The Dutch in Greenland have from 150 to 200 sail and ten thousand seamen…. It is ordered that in their public prayers they pray that it should please God to bless the Government, the Lords, the States, and their great and small fisheries.
Hamburg and Germany have a balance against England—they furnish
her with large quantities of linen.
Trade with France greatly against England…. The trade with
Flanders in favour of England…. A large balance in favour of
Norway and Denmark.
Rates of Exchange with the several Nations in 52, viz.: To Venice,
Genoa, Leghorn, Amsterdam, Hamburgh. To Paris—Loss, Gain.

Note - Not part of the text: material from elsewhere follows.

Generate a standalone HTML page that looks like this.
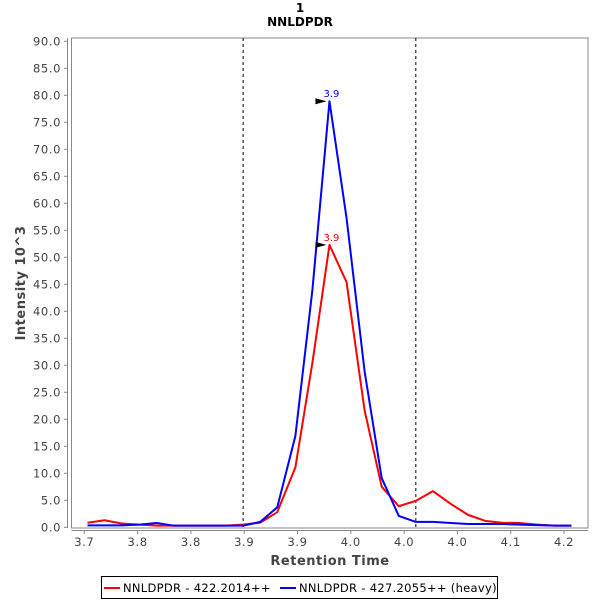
<!DOCTYPE html>
<html><head><meta charset="utf-8"><style>
body{margin:0;background:#fff;}
svg{display:block;font-family:"DejaVu Sans","Liberation Sans",sans-serif;}
</style></head><body>
<svg id="chart" width="600" height="600"></svg>
<script>
const times=[3.703,3.719,3.735,3.752,3.768,3.784,3.800,3.817,3.833,3.849,3.865,3.881,3.898,3.914,3.930,3.946,3.963,3.979,3.995,4.011,4.027,4.044,4.060,4.076,4.092,4.108,4.125,4.141,4.157];
const redVals=[0.85,1.3,0.7,0.5,0.3,0.3,0.3,0.3,0.3,0.5,0.85,2.8,11.1,30.5,52.3,45.4,21.6,7.5,3.9,4.9,6.7,4.3,2.3,1.2,0.85,0.8,0.5,0.3,0.3];
const blueVals=[0.35,0.35,0.35,0.5,0.8,0.3,0.3,0.3,0.3,0.3,1.0,3.7,16.9,44,78.9,57.3,28.8,9.1,2.1,1.0,1.0,0.8,0.6,0.6,0.6,0.5,0.4,0.3,0.3];
const yTicks=[0,5,10,15,20,25,30,35,40,45,50,55,60,65,70,75,80,85,90];
const xTickVals=[3.70,3.75,3.80,3.85,3.90,3.95,4.00,4.05,4.10,4.15];
const xTickLabels=["3.7","3.8","3.8","3.9","3.9","4.0","4.0","4.0","4.1","4.2"];
const boundaries=[3.849,4.011];
const peakLabels=["3.9","3.9"];

const NS="http://www.w3.org/2000/svg";
const svg=document.getElementById('chart');
const L=71.5,T=38,R=588,B=528;
const xs=t=>84.3+(t-3.70)/0.05*53.3;
const ys=v=>527.3-v*5.4;
function mk(tag,attrs,parent){const e=document.createElementNS(NS,tag);for(const k in attrs)e.setAttribute(k,attrs[k]);(parent||svg).appendChild(e);return e;}

let e=mk('text',{x:300,y:12,'text-anchor':'middle','font-size':12,'font-weight':'bold',fill:'#000'});e.textContent='1';


e=mk('text',{x:300,y:26,'text-anchor':'middle','font-size':12,'font-weight':'bold',fill:'#000'});e.textContent='NNLDPDR';



e=mk('rect',{x:L,y:T,width:R-L,height:B-T,fill:'#fff',stroke:'#888','stroke-width':1});



e=mk('line',{x1:67.5,y1:T,x2:67.5,y2:B,stroke:'#888'});


yTicks.forEach(v=>{
  const y=ys(v);
  mk('line',{x1:64,y1:y,x2:67.5,y2:y,stroke:'#888'});
  const t=mk('text',{x:61,y:y+4,'text-anchor':'end','font-size':11.5,'letter-spacing':'0.6',fill:'#444'});t.textContent=v.toFixed(1);
  
  
});
e=mk('line',{x1:L,y1:530.5,x2:R,y2:530.5,stroke:'#888'});


xTickVals.forEach((v,i)=>{
  const x=xs(v);
  mk('line',{x1:x,y1:530.5,x2:x,y2:534,stroke:'#888'});
  const t=mk('text',{x:x,y:546,'text-anchor':'middle','font-size':11.5,'letter-spacing':'0.6',fill:'#444'});t.textContent=xTickLabels[i];
  
  
});
e=mk('text',{x:330,y:565,'text-anchor':'middle','font-size':13,'font-weight':'bold','letter-spacing':'0.5',fill:'#444'});e.textContent='Retention Time';


e=mk('text',{x:0,y:0,'text-anchor':'middle','font-size':13,'font-weight':'bold','letter-spacing':'0.5',fill:'#444',transform:'translate(25,283) rotate(-90)'});e.textContent='Intensity 10^3';



boundaries.forEach(b=>{
  const l=mk('line',{x1:xs(b),y1:T,x2:xs(b),y2:B,stroke:'#000','stroke-dasharray':'3,3','stroke-width':1});
  
  
});

function series(vals,color,name){
  const p=mk('polyline',{points:vals.map((v,i)=>xs(times[i])+','+ys(v)).join(' '),fill:'none',stroke:color,'stroke-width':2,'stroke-linejoin':'round'});
  
  
}
series(redVals,'#f00','series-light');
series(blueVals,'#00f','series-heavy');

function peak(vals,color,label,name){
  let mi=0;vals.forEach((v,i)=>{if(v>vals[mi])mi=i;});
  const x=xs(times[mi]),y=ys(vals[mi]);
  const a=mk('polygon',{points:`${x-14},${y-3} ${x-3},${y} ${x-14},${y+3}`,fill:'#000'});
  
  
  const t=mk('text',{x:x-6,y:y-4,'font-size':10,fill:color});t.textContent=label;
  
  
}
peak(blueVals,'#00f',peakLabels[1],'peak-heavy');
peak(redVals,'#f00',peakLabels[0],'peak-light');

const lg=mk('g',{});


mk('rect',{x:101.5,y:576.5,width:396,height:22,fill:'#fff',stroke:'#000'},lg);
let le=mk('g',{},lg);


mk('line',{x1:104,y1:588,x2:120,y2:588,stroke:'#f00','stroke-width':2},le);
e=mk('text',{x:123,y:592,'font-size':11.5,'letter-spacing':'0.3',fill:'#000'},le);e.textContent='NNLDPDR - 422.2014++';
le=mk('g',{},lg);


mk('line',{x1:280,y1:588,x2:296,y2:588,stroke:'#00f','stroke-width':2},le);
e=mk('text',{x:299,y:592,'font-size':11.5,'letter-spacing':'0.3',fill:'#000'},le);e.textContent='NNLDPDR - 427.2055++ (heavy)';
</script>
</body></html>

Postlethwaite supposes the quantity of cash necessary to carry on
the circulation in a state one third of the rents to the land
proprietors, or one ninth of the whole product of the lands. See
the articles, Cash and Circulation.
The par between land and labour is twice the quantity of land whose product will maintain the labourer. In France one acre and a half will maintain one. In England three, owing to the difference in the manner of living.
Aristotle's Politics, chap. 6, definition of money, &c.
The proportion of gold and silver, as settled by Sir Isaac Newton's proposition, was 1 to 14. It was generally through Europe 1 to 15. In China I believe it is 1 to 10.
It is estimated that the labour of twenty-five persons, on an average, will maintain a hundred in all the necessaries of life.
Postlethwaite, in his time, supposes six millions of people in England. The ratio of increase has been found by a variety of observations to be, that 100,000 people augment annually, one year with another to—. Mr. Kerseboom, agreeing with Dr. Halley, makes the number of people thirty-five times the number of births in a year.